DJI's Go app is a companion mobile app used to control its flagship line of Phantom quadcopter drones. As previously reported, Go contains a geofencing system called 'GEO' that sends drone pilots real-time information about temporary flight restrictions, as well as cautions about flying drones in restricted areas around airports, prisons and power plants.
If a user tries to get a DJI drone to take off in a restricted area, the drone will refuse, to the extent that the Chinese drone manufacturer now has to deal with tons of paperwork from companies requesting exemptions to the rule – such as companies inspecting aircraft for structural problems at airbases.
Kevin Finisterre, of US-based anti-drone technologists Department 13, tracks no-fly zones around the world. After noticing that DJI had updated the Go app, he contacted the Register and created an open access Google Earth map so that anyone can see where the no-fly zones are located.
Google Earth map showing new no-fly zones
The no-fly zones mapped out on Google Earth by Kevin Finisterre, Department 13Google Earth / Kevin Finisterre
The new no-fly zones in Syria and Iraq were added to the software between 25-27 February, which was around the same time that US-backed Iraqi military units were mounting an offensive against Isis in Mosul.
A glance at the map (which you can download by right-clicking this link, saving to your computer and opening the file in the Google Earth software program) shows that large chunks of Syria are now no-fly zones, from its airports and air bases all the way down to civilian areas. This would seem to indicate that DJI may have been pressured by the US and Nato into preventing terrorists from using drones as a tool of war.
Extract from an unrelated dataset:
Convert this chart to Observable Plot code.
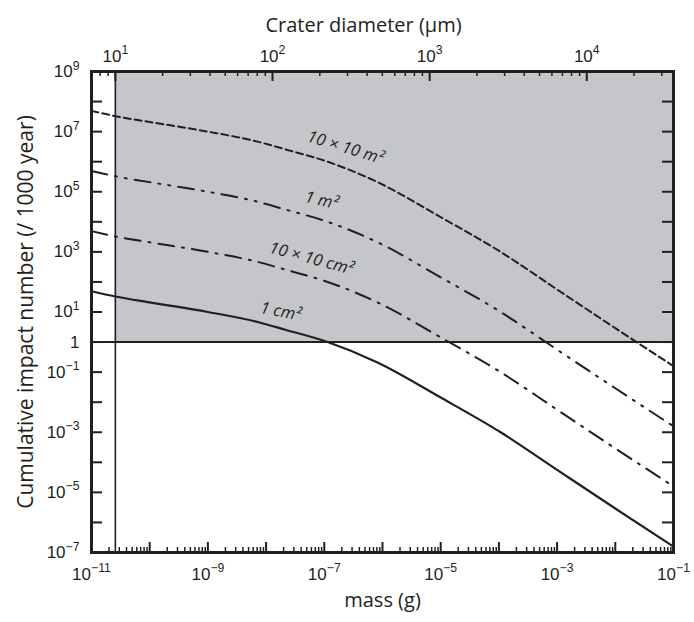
<!DOCTYPE html>
<html><head><meta charset="utf-8">
<script src="https://cdn.jsdelivr.net/npm/d3@7"></script>
<script src="https://cdn.jsdelivr.net/npm/@observablehq/plot@0.6"></script>
<style>body{margin:0;background:#fff}</style>
</head><body><div id="chart"></div>
<script>
// ---- data ----
const massG = [1e-11, 2.57e-11, 1e-10, 1e-9, 7.4e-9, 2.14e-8, 1.14e-7, 8.2e-7, 1e-5, 1.07e-4, 1e-3, 1e-2, 1e-1];
const impacts1cm2    = [49, 32.7, 20.9, 10, 4.57, 2.57, 1.0, 0.209, 0.0143, 1.0e-3, 5.6e-5, 2.9e-6, 1.58e-7];
const impacts10x10cm2 = [4900, 3270, 2090, 1000, 457, 257, 100, 20.9, 1.43, 0.1, 5.6e-3, 2.9e-4, 1.58e-5];
const impacts1m2     = [4.9e5, 3.27e5, 2.09e5, 1e5, 4.57e4, 2.57e4, 1e4, 2090, 143, 10, 0.56, 0.029, 1.58e-3];
const impacts10x10m2 = [4.9e7, 3.27e7, 2.09e7, 1e7, 4.57e6, 2.57e6, 1e6, 2.09e5, 1.43e4, 1000, 56, 2.9, 0.158];
const seriesNames = ["1 cm²", "10 × 10 cm²", "1 m²", "10 × 10 m²"];

const detectionMass = 2.57e-11;     // g  (vertical line, crater 10 µm)
const detectionLevel = 1;           // impacts / 1000 year
const craterRefDiameter = 10;       // µm at detectionMass
const massDecadesPerCraterDecade = 2.70;

const yLabelExp = [9, 7, 5, 3, 1, 0, -1, -3, -5, -7];
const xLabelExp = [-11, -9, -7, -5, -3, -1];
const craterLabelExp = [1, 2, 3, 4];
const craterMinor = [8, 9, 20, 30, 40, 50, 60, 70, 80, 90, 200, 300, 400, 500, 600, 700, 800, 900,
  2000, 3000, 4000, 5000, 6000, 7000, 8000, 9000, 20000, 30000];

// ---- derived tables ----
const seriesValues = [impacts1cm2, impacts10x10cm2, impacts1m2, impacts10x10m2];
const rows = seriesNames.map((s, i) => massG.map((m, j) => ({series: s, mass: m, n: seriesValues[i][j]})));
const diamToMass = d => detectionMass * Math.pow(d / craterRefDiameter, massDecadesPerCraterDecade);
const expText = e => e === 0 ? "1" : "10^" + (e < 0 ? "−" + (-e) : e);

const xMajor = d3.range(-11, 0).map(e => Math.pow(10, e));
const xMinor = d3.range(-11, -1).flatMap(e => d3.range(2, 10).map(k => k * Math.pow(10, e)));
const yMajor = d3.range(-7, 10).map(e => Math.pow(10, e));

const W = 694, H = 622, mL = 91, mR = 21, mT = 71, mB = 70;
const iW = W - mL - mR, iH = H - mT - mB;
const ink = "#231f20";
const tickFont = "'Liberation Sans Narrow', 'Liberation Sans', Arial, sans-serif";
const titleFont = "'Open Sans', 'Noto Sans', sans-serif";

const labelSpots = [
  {label: "10 × 10 m²", m: 2.31e-7, n: 2.95e6, r: 17},
  {label: "1 m²", m: 8.95e-8, n: 5.13e4, r: 13},
  {label: "10 × 10 cm²", m: 6.0e-8, n: 603, r: 15},
  {label: "1 cm²", m: 1.77e-8, n: 10.4, r: 11}
];
const dashes = [null, "16,8,2,8", "16,8,2,8,2,8", "7,4"];

const svg = Plot.plot({
  width: W, height: H,
  marginLeft: mL, marginRight: mR, marginTop: mT, marginBottom: mB,
  x: {type: "log", domain: [1e-11, 1e-1], axis: null},
  y: {type: "log", domain: [1e-7, 1e9], axis: null},
  style: {background: "white", color: ink},
  marks: [
    Plot.rect([{x1: detectionMass, x2: 1e-1, y1: detectionLevel, y2: 1e9}],
      {x1: "x1", x2: "x2", y1: "y1", y2: "y2", fill: "#c5c6ca"}),
    Plot.ruleY([detectionLevel], {stroke: ink, strokeWidth: 2}),
    Plot.ruleX([detectionMass], {stroke: ink, strokeWidth: 1.6}),
    ...rows.map((r, i) => Plot.line(r, {x: "mass", y: "n", stroke: ink, curve: "monotone-x",
      strokeWidth: i === 0 ? 2.2 : 2, strokeDasharray: dashes[i], clip: true})),
    // ticks
    Plot.tickY(yMajor, {y: d => d, insetRight: iW - 11, stroke: ink, strokeWidth: 2}),
    Plot.tickY(yMajor, {y: d => d, insetLeft: iW - 11, stroke: ink, strokeWidth: 2}),
    Plot.tickX(xMajor, {x: d => d, insetTop: iH - 10, stroke: ink, strokeWidth: 2}),
    Plot.tickX(xMinor, {x: d => d, insetTop: iH - 5, stroke: ink, strokeWidth: 1.5}),
    Plot.tickX(craterLabelExp.map(e => Math.pow(10, e)), {x: diamToMass, insetBottom: iH - 10, stroke: ink, strokeWidth: 2}),
    Plot.tickX(craterMinor, {x: diamToMass, insetBottom: iH - 5, stroke: ink, strokeWidth: 1.5}),
    Plot.frame({stroke: ink, strokeWidth: 3}),
    // tick labels
    Plot.text(yLabelExp, {y: e => Math.pow(10, e), text: expText, frameAnchor: "left", dx: -12,
      textAnchor: "end", fontSize: 17, fontFamily: tickFont, fill: ink}),
    Plot.text(xLabelExp, {x: e => Math.pow(10, e), text: expText, frameAnchor: "bottom", dy: 27,
      fontSize: 17, fontFamily: tickFont, fill: ink}),
    Plot.text(craterLabelExp, {x: e => diamToMass(Math.pow(10, e)), text: expText, frameAnchor: "top", dy: -22,
      fontSize: 17, fontFamily: tickFont, fill: ink}),
    // curve labels
    Plot.text(labelSpots, {x: "m", y: "n", text: "label", rotate: "r", fontSize: 16.5, fontStyle: "italic",
      fontFamily: titleFont, fill: ink}),
    // titles
    Plot.text(["Crater diameter (µm)"], {frameAnchor: "top", dx: -19, dy: -54, fontSize: 20, fontFamily: titleFont, fill: ink}),
    Plot.text(["mass (g)"], {frameAnchor: "bottom", dy: 54, fontSize: 20, fontFamily: titleFont, fill: ink}),
    Plot.text(["Cumulative impact number (/ 1000 year)"], {frameAnchor: "left", textAnchor: "middle", dx: -65, rotate: -90,
      fontSize: 21, fontFamily: titleFont, fill: ink})
  ]
});

d3.select(svg).selectAll("text").each(function () {
  if (this.querySelector("tspan")) return;
  const s = this.textContent, i = s.indexOf("^");
  if (i < 0) return;
  this.textContent = "";
  d3.select(this).append("tspan").text(s.slice(0, i));
  d3.select(this).append("tspan").attr("dy", "-0.6em").attr("font-size", "72%").text(s.slice(i + 1));
});

document.getElementById("chart").appendChild(svg);
</script>
</body></html>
A DJI spokesperson told IBTimes UK: "DJI makes products purely for peaceful purposes, which is how the overwhelming majority of pilots use them, and we deplore any use of our drones to bring harm to anyone. Our geofencing system is designed to advise pilots of airspace restrictions, and was never intended to enforce laws or thwart people who want to misuse our products.
"Certain areas vital for aviation safety or national security are marked as restricted in our geofencing system, and we are constantly adjusting those areas to account for temporary conditions that create special restrictions, such as wildfires and major public events."
In 2016, the Pentagon issued warnings that Isis was starting to use drones, after an incident in Israel where Israeli police, customs border control and other security agencies intercepted multiple shipments of UAVs being sent into Gaza for Hamas.
And in January, Isis formally announced that it was establishing a new "Unmanned Aircraft of the Mujahideen" unit that would consist of drones modified and equipped with bombs. The extremists claimed that its UAVs succeeded in wounding and killing 39 Iraqi soldiers in just one week.
The US military has long been concerned with the danger of drones, to the extent that it carried out a military exercise using drones fitted with semiautomatic weapons against some tanks, and the drones won the battle.